— START GIVEN ENTRIES —

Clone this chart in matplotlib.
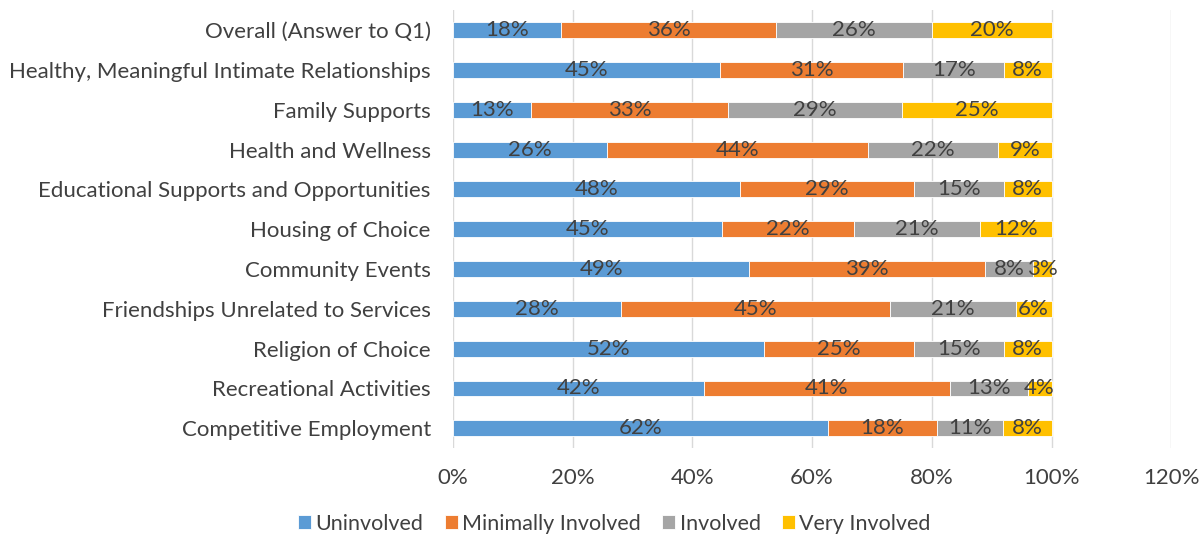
import numpy as np
import matplotlib.pyplot as plt

plt.rcParams['font.family'] = ['Lato', 'DejaVu Sans']

categories = ["Overall (Answer to Q1)",
              "Healthy, Meaningful Intimate Relationships",
              "Family Supports",
              "Health and Wellness",
              "Educational Supports and Opportunities",
              "Housing of Choice",
              "Community Events",
              "Friendships Unrelated to Services",
              "Religion of Choice",
              "Recreational Activities",
              "Competitive Employment"]

uninvolved = [18, 45, 13, 26, 48, 45, 49, 28, 52, 42, 62]
minimally = [36, 31, 33, 44, 29, 22, 39, 45, 25, 41, 18]
involved = [26, 17, 29, 22, 15, 21, 8, 21, 15, 13, 11]
very = [20, 8, 25, 9, 8, 12, 3, 6, 8, 4, 8]

series = ["Uninvolved", "Minimally Involved", "Involved", "Very Involved"]
colors = ["#5B9BD5", "#ED7D31", "#A5A5A5", "#FFC000"]

data = np.array([uninvolved, minimally, involved, very], dtype=float)
shares = data / data.sum(axis=0) * 100

fig = plt.figure(figsize=(12, 5.4), dpi=100)
ax = fig.add_axes([0.3775, 0.17, 0.5985, 0.811])

y = np.arange(len(categories))
left = np.zeros(len(categories))
for i, name in enumerate(series):
    bars = ax.barh(y, shares[i], left=left, height=0.4, color=colors[i],
                   edgecolor='white', linewidth=0.6, label=name, zorder=3)
    ax.bar_label(bars, labels=[f"{v}%" for v in data[i].astype(int)],
                 label_type='center', fontsize=16, color='#404040')
    left += shares[i]

ax.set_xlim(0, 120)
ax.set_ylim(len(categories) - 0.5, -0.5)
ax.set_xticks(np.arange(0, 121, 20))
ax.set_xticklabels([f"{t}%" for t in range(0, 121, 20)])
ax.set_yticks(y)
ax.set_yticklabels(categories)
ax.tick_params(axis='both', length=0, labelsize=16, labelcolor='#404040')
ax.tick_params(axis='x', pad=14)
ax.tick_params(axis='y', pad=16)
ax.grid(axis='x', color='#D9D9D9', linewidth=1, zorder=0)
for s in ax.spines.values():
    s.set_visible(False)

fig.legend(loc='center', bbox_to_anchor=(0.512, 0.03), ncol=4, frameon=False,
           fontsize=15.5, handlelength=0.6, handleheight=0.6, handletextpad=0.2,
           columnspacing=1.0, labelcolor='#404040')

fig.savefig("out.png")
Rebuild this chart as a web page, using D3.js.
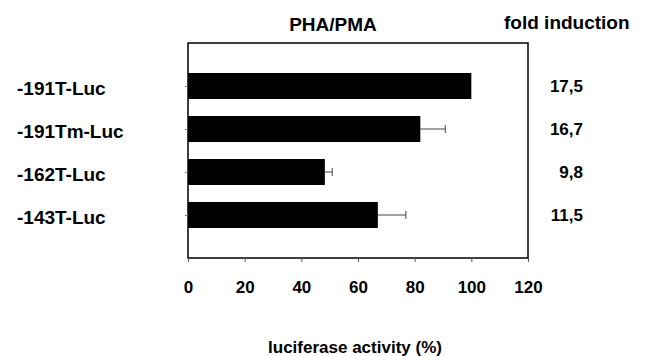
<!DOCTYPE html>
<html>
<head>
<meta charset="utf-8">
<script src="https://cdn.jsdelivr.net/npm/d3@7"></script>
<style>
  body { margin: 0; background: #fff; }
  text { font-family: "Liberation Sans", Arial, sans-serif; font-weight: bold; fill: #000; }
</style>
</head>
<body>
<div id="chart"></div>
<script>
var constructs = ["-191T-Luc", "-191Tm-Luc", "-162T-Luc", "-143T-Luc"];
var activity = [100, 82, 48.3, 67];
var errors = [0, 8.8, 2.6, 9.9];
var foldInduction = ["17,5", "16,7", "9,8", "11,5"];
var xTicks = [0, 20, 40, 60, 80, 100, 120];

var width = 650, height = 356;
var margin = {top: 43, right: 122, bottom: 98, left: 188};

var svg = d3.select("#chart").append("svg")
    .attr("width", width)
    .attr("height", height);

var x = d3.scaleLinear()
    .domain([0, 120])
    .range([margin.left, width - margin.right]);

var y = d3.scalePoint()
    .domain(constructs)
    .range([margin.top, height - margin.bottom])
    .padding(1);

var barH = 26;

// frame
svg.append("rect")
    .attr("x", x(0)).attr("y", margin.top)
    .attr("width", x(120) - x(0))
    .attr("height", height - margin.bottom - margin.top)
    .attr("fill", "none")
    .attr("stroke", "#000")
    .attr("stroke-width", 1.5);

// x axis ticks
var xAxis = svg.append("g")
    .attr("transform", "translate(0," + (height - margin.bottom) + ")")
    .call(d3.axisBottom(x).tickValues(xTicks).tickSize(4).tickPadding(19));
xAxis.select(".domain").remove();
xAxis.selectAll("line").attr("stroke", "#555");
xAxis.selectAll("text").style("font-size", "17px").style("font-family", "Liberation Sans, Arial, sans-serif").style("font-weight", "bold");

// y ticks
var yAxis = svg.append("g")
    .attr("transform", "translate(" + x(0) + ",0)")
    .call(d3.axisLeft(y).tickSize(3).tickFormat(""));
yAxis.select(".domain").remove();
yAxis.selectAll("line").attr("stroke", "#777");

// bars
svg.selectAll(".bar")
    .data(constructs)
    .enter().append("rect")
    .attr("class", "bar")
    .attr("x", x(0))
    .attr("y", function(d){ return y(d) - barH / 2; })
    .attr("width", function(d, i){ return x(activity[i]) - x(0); })
    .attr("height", barH)
    .attr("fill", "#000");

// error bars
var eb = svg.selectAll(".err")
    .data(constructs.filter(function(d, i){ return errors[i] > 0; }))
    .enter().append("g")
    .attr("class", "err");
eb.append("line")
    .attr("x1", function(d){ return x(activity[constructs.indexOf(d)]); })
    .attr("x2", function(d){ var i = constructs.indexOf(d); return x(activity[i] + errors[i]); })
    .attr("y1", function(d){ return y(d); })
    .attr("y2", function(d){ return y(d); })
    .attr("stroke", "#444").attr("stroke-width", 1);
eb.append("line")
    .attr("x1", function(d){ var i = constructs.indexOf(d); return x(activity[i] + errors[i]); })
    .attr("x2", function(d){ var i = constructs.indexOf(d); return x(activity[i] + errors[i]); })
    .attr("y1", function(d){ return y(d) - 4; })
    .attr("y2", function(d){ return y(d) + 4; })
    .attr("stroke", "#444").attr("stroke-width", 1);

// category labels
svg.selectAll(".cat")
    .data(constructs)
    .enter().append("text")
    .attr("class", "cat")
    .attr("x", 17)
    .attr("y", function(d){ return y(d) + 9; })
    .style("font-size", "19px")
    .text(function(d){ return d; });

// fold induction values
svg.selectAll(".fold")
    .data(constructs)
    .enter().append("text")
    .attr("class", "fold")
    .attr("x", 583)
    .attr("y", function(d){ return y(d) + 6; })
    .attr("text-anchor", "end")
    .style("font-size", "17px")
    .text(function(d, i){ return foldInduction[i]; });

svg.append("text")
    .attr("x", 333).attr("y", 31)
    .attr("text-anchor", "middle")
    .style("font-size", "19px")
    .text("PHA/PMA");

svg.append("text")
    .attr("x", 504).attr("y", 29)
    .style("font-size", "19px")
    .text("fold induction");

svg.append("text")
    .attr("x", 355).attr("y", 353)
    .attr("text-anchor", "middle")
    .style("font-size", "17px")
    .text("luciferase activity (%)");
</script>
</body>
</html>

— END GIVEN ENTRIES —

### WORK REQUIRED
From the top of the listing above, repeat each line exactly until you reach the line containing "ax = fig.add_axes([0.3775, 0.17, 0.5985, 0.811])", and repeat that one too. Leave the pictures out.

### ANSWER TO THE TASK
Clone this chart in matplotlib.
import numpy as np
import matplotlib.pyplot as plt

plt.rcParams['font.family'] = ['Lato', 'DejaVu Sans']

categories = ["Overall (Answer to Q1)",
              "Healthy, Meaningful Intimate Relationships",
              "Family Supports",
              "Health and Wellness",
              "Educational Supports and Opportunities",
              "Housing of Choice",
              "Community Events",
              "Friendships Unrelated to Services",
              "Religion of Choice",
              "Recreational Activities",
              "Competitive Employment"]

uninvolved = [18, 45, 13, 26, 48, 45, 49, 28, 52, 42, 62]
minimally = [36, 31, 33, 44, 29, 22, 39, 45, 25, 41, 18]
involved = [26, 17, 29, 22, 15, 21, 8, 21, 15, 13, 11]
very = [20, 8, 25, 9, 8, 12, 3, 6, 8, 4, 8]

series = ["Uninvolved", "Minimally Involved", "Involved", "Very Involved"]
colors = ["#5B9BD5", "#ED7D31", "#A5A5A5", "#FFC000"]

data = np.array([uninvolved, minimally, involved, very], dtype=float)
shares = data / data.sum(axis=0) * 100

fig = plt.figure(figsize=(12, 5.4), dpi=100)
ax = fig.add_axes([0.3775, 0.17, 0.5985, 0.811])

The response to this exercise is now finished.